The Indic way of life had to be preserved and this formed the impetus behind the war. It goes without saying that very intelligent military planning lay behind (fashioned/energized) this endeavour in which the forces of patriotism and sentiments of motherland became the emotional driving force behind the campaign. Added to this was the significance of troop movements and management of finance that became vital for any hope of success.

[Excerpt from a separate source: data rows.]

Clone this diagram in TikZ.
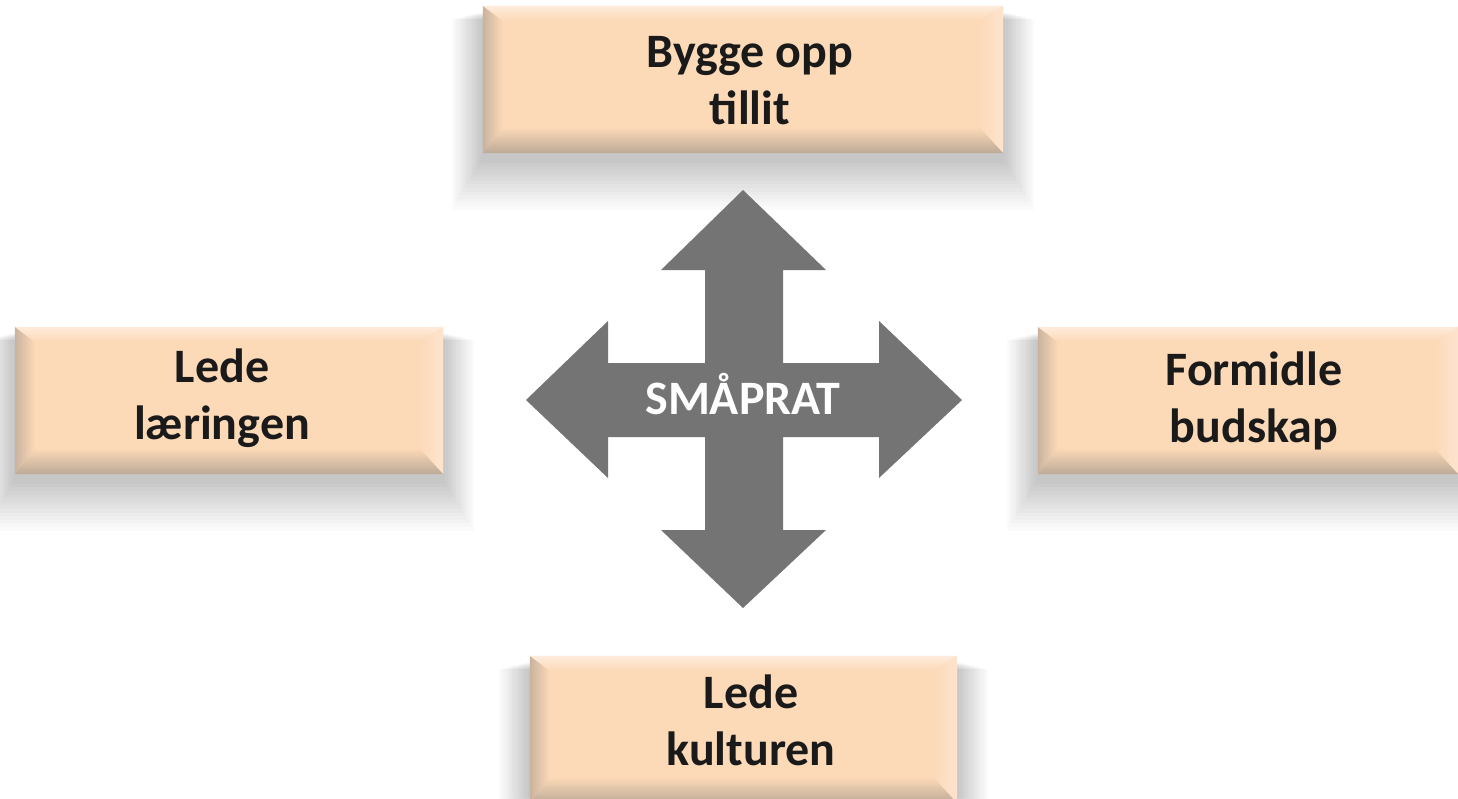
\documentclass[tikz,border=0pt]{standalone}
\usepackage{fontspec}
\newfontfamily\calfont{Carlito}
\definecolor{peach}{HTML}{FCD9B7}
\definecolor{peachlt}{HTML}{FEEBDB}
\definecolor{peachrt}{HTML}{FDE4CF}
\definecolor{bevdk}{HTML}{BCAA97}
\definecolor{bevlf}{HTML}{C9B39F}
\definecolor{txt}{HTML}{1A1A1A}
\definecolor{arrowgray}{HTML}{747474}
\tikzset{
  boxst/.style={rectangle, minimum width=#1, minimum height=147pt, fill=peach, inner sep=0pt},
  labelst/.style={align=center, text=txt, inner sep=0pt,
    font=\calfont\bfseries\fontsize{48pt}{57pt}\selectfont},
  centertext/.style={text=white, inner sep=0pt, font=\calfont\bfseries\fontsize{48pt}{52pt}\selectfont},
  shadowlayer/.style={fill=black, opacity=0.017}
}
\newcommand\softshadow[1]{%
  \foreach \i [evaluate=\i as \e using 2.2*\i, evaluate=\i as \s using 6+1.4*\i] in {1,...,14}{%
    \fill[shadowlayer] ([shift={(-\e,-0.4*\e+\s)}]#1.north west) rectangle ([shift={(\e,\e+\s)}]#1.south east);
  }%
}
\newcommand\bevel[1]{%
  \shade[left color=bevlf, right color=peach] (#1.north west) -- ([shift={(20,15)}]#1.north west) -- ([shift={(20,-26)}]#1.south west) -- (#1.south west) -- cycle;
  \shade[left color=peach, right color=peachrt] (#1.north east) -- ([shift={(-24,15)}]#1.north east) -- ([shift={(-24,-26)}]#1.south east) -- (#1.south east) -- cycle;
  \shade[top color=peachlt, bottom color=peach] (#1.north west) -- (#1.north east) -- ([shift={(-24,15)}]#1.north east) -- ([shift={(20,15)}]#1.north west) -- cycle;
  \shade[top color=peach, bottom color=bevdk] ([shift={(20,-26)}]#1.south west) -- ([shift={(-24,-26)}]#1.south east) -- (#1.south east) -- (#1.south west) -- cycle;
}
\begin{document}
\begin{tikzpicture}[x=1pt,y=-1pt]
\useasboundingbox (0,0) rectangle (1458,798);
\clip (0,0) rectangle (1458,798);
\fill[white] (0,0) rectangle (1458,798);

\coordinate (ptop) at (743,79.5);
\coordinate (pleft) at (229,400.5);
\coordinate (pright) at (1248,400.5);
\coordinate (pbottom) at (743.5,729.5);

\path (ptop) node[boxst=520pt, fill=none] (topbox) {};
\path (pleft) node[boxst=428pt, fill=none] (leftbox) {};
\path (pright) node[boxst=420pt, fill=none] (rightbox) {};
\path (pbottom) node[boxst=427pt, fill=none] (bottombox) {};
\softshadow{topbox}
\softshadow{leftbox}
\softshadow{rightbox}
\softshadow{bottombox}
\node[boxst=520pt] at (ptop) {};
\node[boxst=428pt] at (pleft) {};
\node[boxst=420pt] at (pright) {};
\node[boxst=427pt] at (pbottom) {};
\bevel{topbox}
\bevel{leftbox}
\bevel{rightbox}
\bevel{bottombox}

\node[labelst] (toptext) at (750,81) {Bygge opp\\tillit};
\node[labelst] (lefttext) at (222,398) {Lede\\læringen};
\node[labelst] (righttext) at (1254,401) {Formidle\\budskap};
\node[labelst] (bottomtext) at (751,720) {Lede\\kulturen};

\fill[arrowgray] (743,190) -- (826,270) -- (783,270) -- (783,363) -- (879,363) -- (879,321)
  -- (962,400) -- (879,478) -- (879,437) -- (783,437) -- (783,530) -- (826,530)
  -- (743,608) -- (661,530) -- (705,530) -- (705,437) -- (608,437) -- (608,478)
  -- (526,400) -- (608,321) -- (608,363) -- (705,363) -- (705,270) -- (661,270) -- cycle;
\node[centertext] (center) at (743,394) {SMÅPRAT};
\end{tikzpicture}
\end{document}
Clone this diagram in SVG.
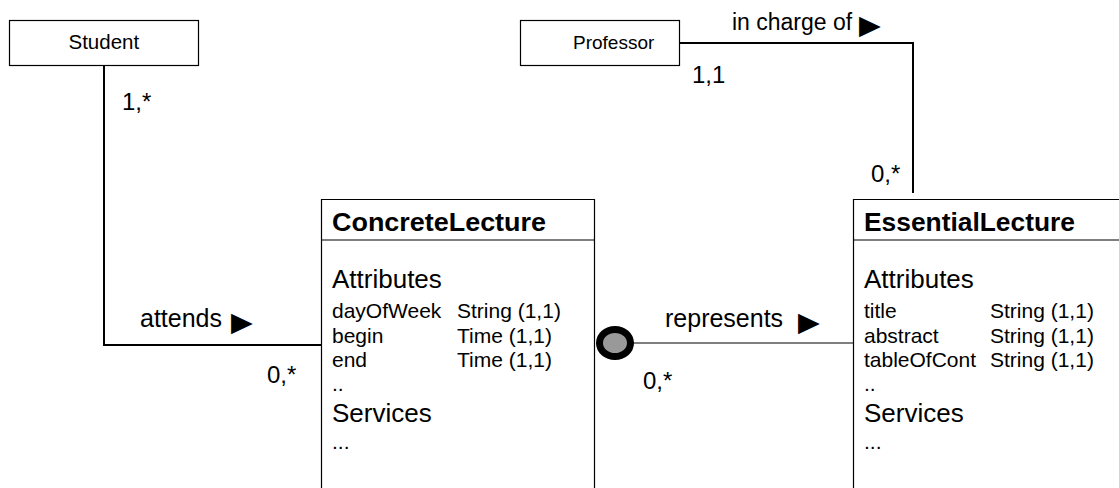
<svg xmlns="http://www.w3.org/2000/svg" width="1119" height="488" viewBox="0 0 1119 488">
<style>
text{font-family:"Liberation Sans",Arial,sans-serif;fill:#000}
.box{fill:#fff;stroke:#000;stroke-width:1.2}
.edge{fill:none;stroke:#000;stroke-width:1.2}
.conn{fill:none;stroke:#000;stroke-width:2}
.thin{fill:none;stroke:#555;stroke-width:1.5}
.nm{font-size:20px}
.lbl{font-size:25px}
.tri{font-family:"DejaVu Sans",sans-serif;font-size:27px}
.mul{font-size:24px}
.ttl{font-size:26px;font-weight:bold}
.sec{font-size:26px}
.row{font-size:21px}
</style>
<g id="connectors">
<polyline class="conn" points="104,65 104,345 321,345"/>
<polyline class="conn" points="679,43 913,43 913,193"/>
<line class="thin" x1="630" y1="343" x2="853" y2="343"/>
<ellipse cx="615" cy="343" rx="15.5" ry="13.5" fill="#999" stroke="#000" stroke-width="7"/>
<text class="lbl" x="140" y="327">attends</text>
<text class="tri" transform="translate(231 331) scale(1.05 1)">▶</text>
<text class="mul" x="122" y="110">1,*</text>
<text class="mul" x="267" y="383">0,*</text>
<text class="lbl" x="665" y="327">represents</text>
<text class="tri" transform="translate(798 331) scale(1.05 1)">▶</text>
<text class="mul" x="643" y="389">0,*</text>
<text class="lbl" style="font-size:23px" x="732" y="30">in charge of</text>
<text class="tri" transform="translate(859 34) scale(1.05 1)">▶</text>
<text class="mul" x="692" y="83">1,1</text>
<text class="mul" x="871" y="182">0,*</text>
</g>
<g id="student">
<rect class="box" x="9.5" y="20.5" width="189" height="45"/>
<text class="nm" x="68.5" y="49" style="font-size:20.5px">Student</text>
</g>
<g id="professor">
<rect class="box" x="520.5" y="20.5" width="159" height="45"/>
<text class="nm" x="573" y="49" style="font-size:19px">Professor</text>
</g>
<g id="concrete-lecture">
<path class="edge" d="M321.5,488V199.5H594.5V488M321.5,240H594.5"/>
<text class="ttl" x="332" y="231" textLength="214" lengthAdjust="spacingAndGlyphs">ConcreteLecture</text>
<text class="sec" x="332" y="288">Attributes</text>
<text class="row" x="332" y="317.5">dayOfWeek</text>
<text class="row" x="457" y="317.5">String (1,1)</text>
<text class="row" x="332" y="342.5">begin</text>
<text class="row" x="457" y="342.5">Time (1,1)</text>
<text class="row" x="332" y="367">end</text>
<text class="row" x="457" y="367">Time (1,1)</text>
<text class="row" x="332" y="391">..</text>
<text class="sec" x="332" y="422">Services</text>
<text class="row" x="332" y="449">...</text>
</g>
<g id="essential-lecture">
<path class="edge" d="M1119,199.5H853.5V488M853.5,240H1119"/>
<text class="ttl" x="864" y="231" textLength="211" lengthAdjust="spacingAndGlyphs">EssentialLecture</text>
<text class="sec" x="864" y="288">Attributes</text>
<text class="row" x="864" y="317.5">title</text>
<text class="row" x="990" y="317.5">String (1,1)</text>
<text class="row" x="864" y="342.5">abstract</text>
<text class="row" x="990" y="342.5">String (1,1)</text>
<text class="row" x="864" y="367">tableOfCont</text>
<text class="row" x="990" y="367">String (1,1)</text>
<text class="row" x="864" y="391">..</text>
<text class="sec" x="864" y="422">Services</text>
<text class="row" x="864" y="449">...</text>
</g>
</svg>
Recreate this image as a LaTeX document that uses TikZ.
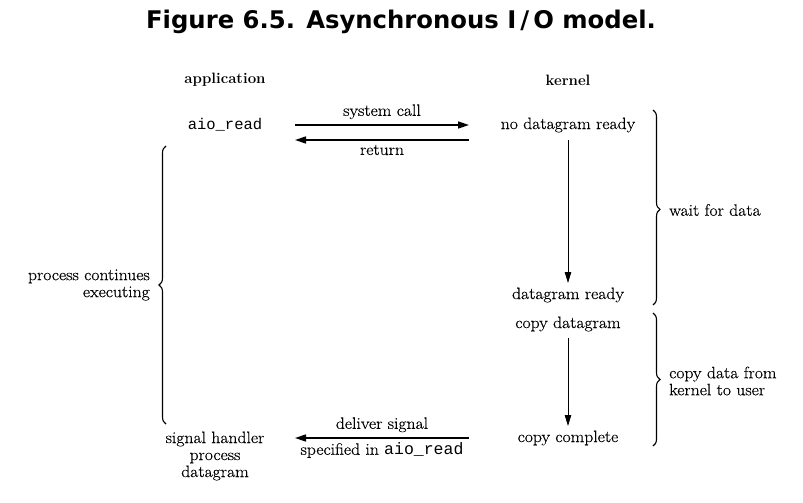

The book, for the first time, brings out the translations of letters written by Tatya Tope that amply indicate the efforts of Tatya and Nana Sahib in setting up a parallel government, a tangible oppositional stance that would go a long way in asserting the drive for independence. Corroborated with maps and diagrams, this book gives concrete proof of the many wars won against the British, which have been erroneously misrepresented by English historians. Innumerable campaigns led by Tatya Tope finally forced the English to realise that certain concession had to be given, a move that would finally bring the freedom struggle closer to its dreams.
The recognition is not given only to the soldiers; the involvement of the civilians is also substantially represented here. This is a book that goes a long way in deconstructing western histories and demonstrating how a family of descendents can come together to set right the record of one of Indian history's most important events. Though the book is written by the decedents of Tatya Tope, it goes beyond mere prejudice or exaltation of their valiant ancestor. Indeed, it gives ample credit to the contribution made by both the soldiers and the civilians who unreservedly fought and opposed British administration in India.